To this day, I find this market (along with others that I visited in Provence, France and the Saturday market in Delft, The Netherlands) a successful attempt in combining commerce with urban well-being. And perhaps even beyond that: they are a promise that one can find pockets of stillness and joys in the hustle and bustle of everyday city life.

I listed below a few important factors that (if combined together) can create the joyous and feel-good atmosphere of an outdoor market. Cities have different ways of improving the well-being of their citizens, and I believe that designing and creating vibrant outdoor markets is a great first step.

  1. The Vegetable & Fruit Stands

my Delft market experience

A successful food market has an abundance of colourful fruit and vegetables stands, bursting in colours, aromas, and a diverse selection to choose from.
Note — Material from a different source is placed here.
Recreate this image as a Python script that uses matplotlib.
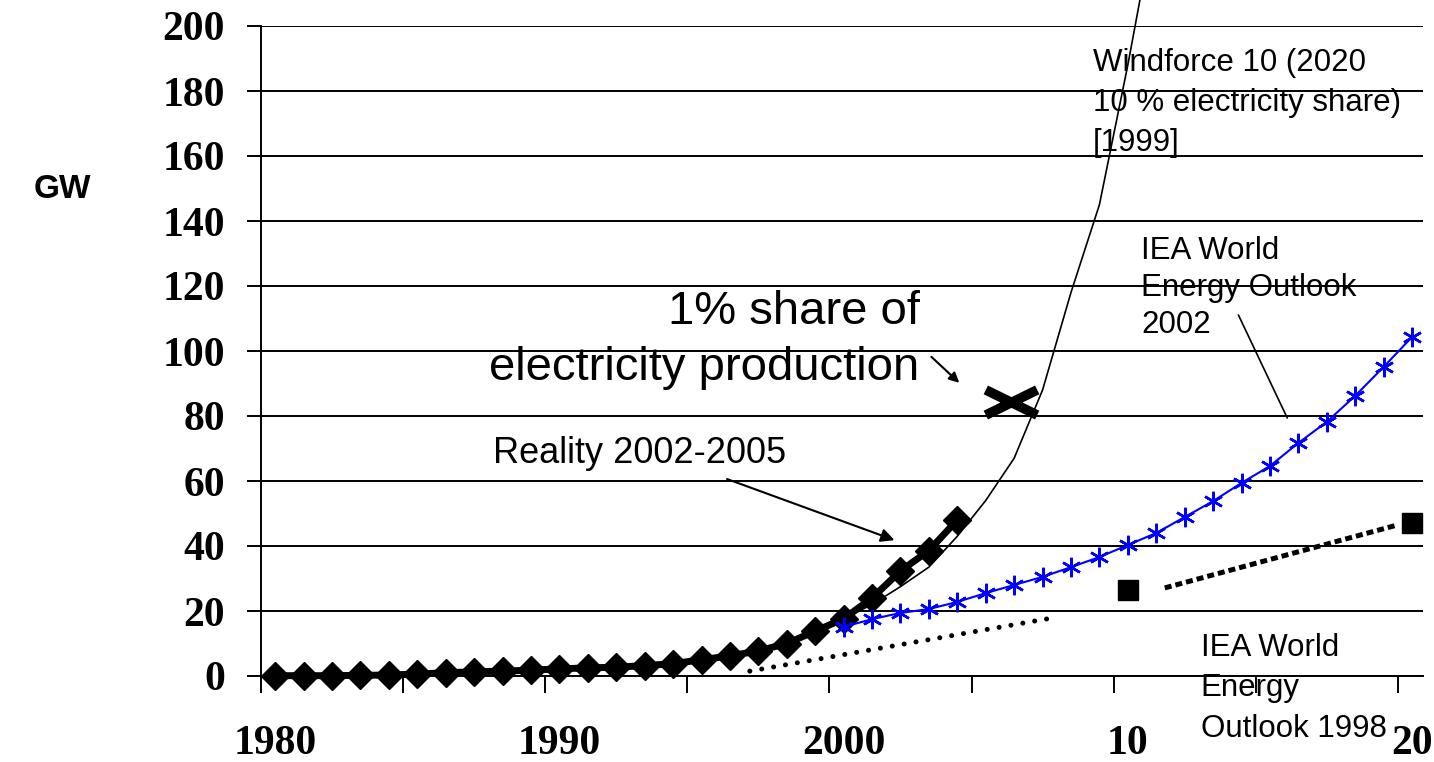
import numpy as np
import matplotlib
matplotlib.use('Agg')
import matplotlib.pyplot as plt
from matplotlib.path import Path

# --- data ---
real_years = list(range(1980, 2005))
real_gw = [0.1, 0.1, 0.1, 0.2, 0.3, 0.6, 1.0, 1.3, 1.5, 1.8, 2.2, 2.5, 2.7, 3.2,
           3.8, 5.0, 6.2, 7.7, 10.0, 13.8, 17.6, 24.0, 32.3, 38.6, 48.0]

wf_years = list(range(1999, 2012))
wf_gw = [13.8, 17.6, 22.0, 27.5, 33.5, 43.0, 54.0, 67.0, 88.0, 118.0, 145.0, 188.0, 235.0]

weo02_years = list(range(2000, 2021))
weo02_gw = [15.1, 17.5, 19.4, 20.6, 22.8, 25.5, 28.0, 30.5, 33.5, 36.6, 40.3,
            44.0, 48.9, 53.8, 59.4, 64.6, 71.7, 78.2, 86.2, 95.1, 104.3]

weo98_years = [2010, 2020]
weo98_gw = [26.5, 47.1]
weo98_trend_x = [2011.3, 2019.5]
weo98_trend_y = [27.1, 46.5]
weo98_early_x = [1996.7, 2007.5]
weo98_early_y = [1.5, 18.1]

share1_year = [2005.9]
share1_gw = [84.3]

xtick_years = [1980, 1990, 2000, 2010, 2020]
xtick_labels = ['1980', '1990', '2000', '10', '20']
ytick_vals = list(range(0, 201, 20))

SANS = 'Liberation Sans'
SERIF = 'Liberation Serif'
plt.rcParams['font.family'] = [SANS, 'DejaVu Sans']

fig = plt.figure(figsize=(14.34, 7.62), dpi=100)
ax = fig.add_axes([261 / 1434, 86 / 762, 1162 / 1434, 650 / 762])
ax.set_xlim(1979.614, 2020.386)
ax.set_ylim(0, 200)

# 网格与坐标轴
ax.set_yticks(ytick_vals)
ax.grid(axis='y', color='black', lw=1.4)
ax.set_axisbelow(True)
for s in ['top', 'right']:
    ax.spines[s].set_visible(False)
for s in ['left', 'bottom']:
    ax.spines[s].set_linewidth(1.4)
    ax.spines[s].set_color('black')

ax.tick_params(axis='y', direction='out', length=10, width=1.4, pad=16, labelsize=30)
ax.set_xticks(xtick_years)
ax.set_xticklabels(xtick_labels)
ax.set_xticks(np.arange(1979.5, 2021, 5), minor=True)
ax.tick_params(axis='x', which='major', length=0, pad=35, labelsize=30)
ax.tick_params(axis='x', which='minor', direction='out', length=12, width=1.4)
for lbl in ax.get_xticklabels() + ax.get_yticklabels():
    lbl.set_fontfamily(SERIF)
    lbl.set_fontweight('bold')

# 曲线
ax.plot(weo98_early_x, weo98_early_y, color='black', lw=3.6, ls=(0, (0.01, 2.4)),
        dash_capstyle='round', zorder=2)
ax.plot(weo98_trend_x, weo98_trend_y, color='black', lw=3.6, ls=(0, (1.4, 0.8)),
        dash_capstyle='butt', zorder=2)
ax.plot(weo98_years, weo98_gw, ls='none', marker='s', ms=14, color='black',
        zorder=3, clip_on=False)
ax.plot(real_years, real_gw, color='black', lw=5, marker='D', ms=14, zorder=3,
        clip_on=False)
ax.plot(wf_years, wf_gw, color='black', lw=1.2, zorder=3.5, clip_on=False)
ax.plot(weo02_years, weo02_gw, color='blue', lw=1.5, marker=(6, 2, 0), ms=14,
        mew=1.8, zorder=4, clip_on=False)

x_path = Path([(-1, -0.49), (1, 0.49), (-1, 0.49), (1, -0.49)],
              [Path.MOVETO, Path.LINETO, Path.MOVETO, Path.LINETO])
ax.plot(share1_year, share1_gw, ls='none', marker=x_path, ms=37, mew=7,
        color='black', zorder=4)

# 文字标注
ax.text(2002.67, 103.4, '1% share of\nelectricity production', ha='right', va='center',
        multialignment='right', fontsize=34, linespacing=1.35, zorder=6)
ax.annotate('', xy=(2004.07, 90.2), xytext=(2003.09, 98.2),
            arrowprops=dict(arrowstyle='-|>', color='black', lw=1.5,
                            mutation_scale=15, shrinkA=0, shrinkB=0))

ax.text(1987.65, 68.6, 'Reality 2002-2005', fontsize=26, ha='left', va='center', zorder=6)
ax.annotate('', xy=(2001.79, 41.8), xytext=(1995.9, 60.6),
            arrowprops=dict(arrowstyle='-|>', color='black', lw=1.5,
                            mutation_scale=20, shrinkA=0, shrinkB=0))

ax.text(2008.77, 176.3, 'Windforce 10 (2020\n10 % electricity share)\n[1999]',
        fontsize=22.5, ha='left', va='center', linespacing=1.45, zorder=6)

ax.text(2010.46, 119.4, 'IEA World\nEnergy Outlook\n2002', fontsize=22.5,
        ha='left', va='center', linespacing=1.32, zorder=6)
ax.annotate('', xy=(2015.61, 79.4), xytext=(2013.89, 111.1),
            arrowprops=dict(arrowstyle='-', color='black', lw=1.2,
                            shrinkA=0, shrinkB=0))

ax.text(2012.56, -3.8, 'IEA World\nEnergy\nOutlook 1998', fontsize=22.5,
        ha='left', va='center', linespacing=1.45, zorder=10)

fig.text(62 / 1434, 1 - 189 / 762, 'GW', fontsize=24, fontweight='bold',
         ha='center', va='center')

fig.savefig('out.png', dpi=100)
Moreover, the quality of the products exceeds by far the quality of the supermarket options, mostly because of the emphasis on local and fresh fruits and vegetables, and homemade street food.

2. The Stories & The People

One thing that the supermarket experience doesn't offer is the direct connection with the person growing the food or having a direct link to the farm or person who baked that bread / grown that tomato / helped produce that cheese. The chit-chat happening whilst exchanging the product for money is also something that's quite a rarity in the supermarket environment. My best food market shopping experiences had a few moments of sharing stories and thoughts about food with the vendors.

3. The Location

Some of the most beautiful outdoor market that I visited were placed in the historical city center, usually in the town square, or on wide streets and boulevards. Proximity is important in terms of accessibility, and a central location ensures more visitors and customers. Moreover, if the location is central there is a certain rhythm and life added to the market, as customers visit the place out of curiosity, not only out of necessity or habit.

4. Mobility

Food Market in Rome (Credit: Mark Pecar)

Mobility is highly important in the process of making the food market accessible and available to everyone. By that I mean, proximity to public transport, and ensuring car-free public spaces, safe for pedestrians and cyclists.

5. Time

In Paris there are 64 marchés with different opening times. Some of them are open on Sunday, some during the week, but there is a routine and a known time and place for all of them. In The Hague, the city I live in, there are only around 8 food markets, the most well-known one being Haagse Market, but because it is not in the city center and it's quite far away from home, I haven't visited it yet.

The Haagse Market 

The only market that I visited a couple of times is placed in a welcoming public space, close to cafés, museums, restaurants, accesible in terms of walking or cycling: the weekly market taking place every Wednesday from 8 in the morning until 5 or 6 in the afternoon near Mauritshuis.

6. The Comfort of Rituals

I think the last key ingredient to any successful outdoor food market is the ritual. Happy customers return to the weekly market, establish close connections with the vendors, make more or less healthy food choices or are at least inspired by food, and are ultimately looking forward to this weekly ritual.

A Very Short Conclusion

My intention with this article was to bring into some sort of conversation the necessity of beautiful and accessible-for-all outdoor markets for the well-being of people and their cities. Markets are more than just commerce, they are the social glue of a city, and can become our weekly reminder to slow down and enjoy what life has to offer.